▸ OBJECTIVE: Reproduce, character for character, the lines below from the first through the one with "(12,12) -- (702,12);". Leave pictures out.

▸ INFORMATION PROVIDED:
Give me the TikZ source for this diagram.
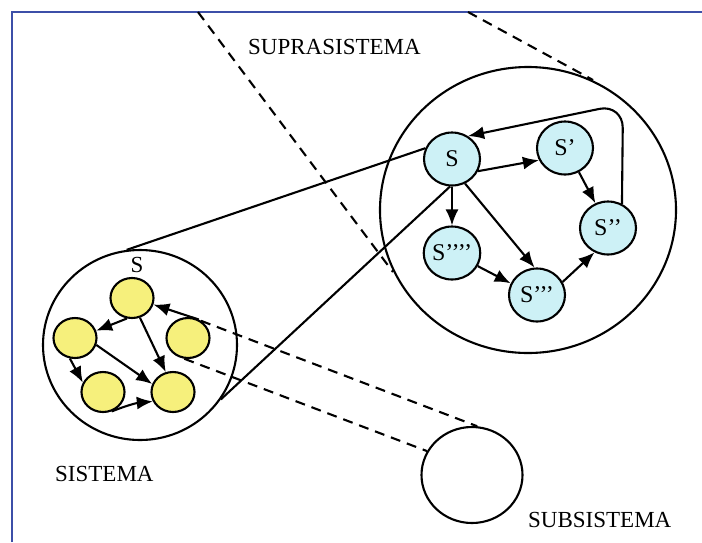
\documentclass[tikz,border=0pt]{standalone}
\usepackage{fontspec}
\setmainfont{Liberation Serif}
\usetikzlibrary{arrows.meta,shapes.geometric}

\definecolor{framecol}{HTML}{3C4FA8}
\definecolor{cyanfill}{HTML}{CDF1F6}
\definecolor{yellowfill}{HTML}{F6F07C}

\tikzset{
  lw/.style={line width=2.1pt},
  ring/.style={ellipse, draw, lw, inner sep=0pt},
  cnode/.style={ellipse, draw, lw, fill=cyanfill, inner sep=0pt,
    minimum width=56pt, minimum height=53pt, font=\fontsize{24}{24}\selectfont},
  ynode/.style={ellipse, draw, lw, fill=yellowfill, inner sep=0pt,
    minimum width=43pt, minimum height=40pt},
  arr/.style={lw, -{Latex[length=16pt,width=13pt]}},
  link/.style={lw},
  dashlink/.style={lw, dash pattern=on 10pt off 7pt},
  lbl/.style={anchor=west, inner sep=0pt, font=\fontsize{23}{23}\selectfont}
}

\begin{document}
\begin{tikzpicture}[x=1pt, y=-1pt]
  \useasboundingbox (0,0) rectangle (702,542);
  \fill[white] (0,0) rectangle (702,542);

  % page frame (top and left edges)
  \draw[framecol, line width=1.6pt] (12,542) -- (12,12) -- (702,12);

  % labels
  \node[lbl] (tsupra) at (248,47) {SUPRASISTEMA};
  \node[lbl] (tsis) at (55,474) {SISTEMA};
  \node[lbl] (tsub) at (528,520) {SUBSISTEMA};

  % suprasystem ring with its states
  \node[ring, minimum width=296pt, minimum height=286pt] (supra) at (528,210) {};
  \node[cnode] (S0) at (452,159) {S};
  \node[cnode] (S1) at (565,148) {S’};
  \node[cnode] (S2) at (608,228) {S’’};
  \node[cnode] (S3) at (537,295) {S’’’};
  \node[cnode] (S4) at (452,253) {S’’’’};

  \draw[arr] (S0.-25) -- (S1.205);
  \draw[arr] (S1.-60) -- (S2.117);
  \draw[arr] (S0.south) -- (S4.north);
  \draw[arr] (S0.-62) -- (S3.95);
  \draw[arr] (S4.-27) -- (S3.156);
  \draw[arr] (S3.27) -- (S2.241);
  \draw[arr, rounded corners=24pt] (S2.60) -- (623,104) -- (S0.55);

  % system ring with its components
  \node[ring, minimum width=194pt, minimum height=190pt] (sys) at (140,345) {};
  \node[inner sep=0pt, font=\fontsize{23}{23}\selectfont] (tS) at (137,265) {S};
  \node[ynode] (Y1) at (132,298) {};
  \node[ynode] (Y2) at (75,338) {};
  \node[ynode] (Y3) at (188,338) {};
  \node[ynode] (Y4) at (103,392) {};
  \node[ynode] (Y5) at (173,392) {};

  \draw[arr] (Y1.256) -- (Y2.19);
  \draw[arr] (Y1.-68) -- (Y5.110);
  \draw[arr] (Y2.-104) -- (Y4.155);
  \draw[arr] (Y2.-18) -- (Y5.159);
  \draw[arr] (Y4.-66) to[bend left=8] (Y5.205);
  \draw[arr] (Y3.60) -- (Y1.-17);

  % subsystem ring
  \node[ring, minimum width=101pt, minimum height=96pt] (sub) at (472,475) {};

  % system connected to its state in the suprasystem
  \draw[link] (sys.98) -- (S0.158);
  \draw[link] (sys.-34) -- (S0.-94);

  % projection lines
  \coordinate (p1) at (198,12);
  \coordinate (p1e) at (393,272);
  \coordinate (p2) at (468,12);
  \coordinate (p2e) at (593,80);
  \draw[dashlink] (p1) -- (p1e);
  \draw[dashlink] (p2) -- (p2e);
  \draw[dashlink] (Y3.53) -- (sub.84);
  \draw[dashlink] (Y3.-100) -- (sub.152);
\end{tikzpicture}
\end{document}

▸ THE RESPONSE:
Give me the TikZ source for this diagram.
\documentclass[tikz,border=0pt]{standalone}
\usepackage{fontspec}
\setmainfont{Liberation Serif}
\usetikzlibrary{arrows.meta,shapes.geometric}

\definecolor{framecol}{HTML}{3C4FA8}
\definecolor{cyanfill}{HTML}{CDF1F6}
\definecolor{yellowfill}{HTML}{F6F07C}

\tikzset{
  lw/.style={line width=2.1pt},
  ring/.style={ellipse, draw, lw, inner sep=0pt},
  cnode/.style={ellipse, draw, lw, fill=cyanfill, inner sep=0pt,
    minimum width=56pt, minimum height=53pt, font=\fontsize{24}{24}\selectfont},
  ynode/.style={ellipse, draw, lw, fill=yellowfill, inner sep=0pt,
    minimum width=43pt, minimum height=40pt},
  arr/.style={lw, -{Latex[length=16pt,width=13pt]}},
  link/.style={lw},
  dashlink/.style={lw, dash pattern=on 10pt off 7pt},
  lbl/.style={anchor=west, inner sep=0pt, font=\fontsize{23}{23}\selectfont}
}

\begin{document}
\begin{tikzpicture}[x=1pt, y=-1pt]
  \useasboundingbox (0,0) rectangle (702,542);
  \fill[white] (0,0) rectangle (702,542);

  % page frame (top and left edges)
  \draw[framecol, line width=1.6pt] (12,542) -- (12,12) -- (702,12);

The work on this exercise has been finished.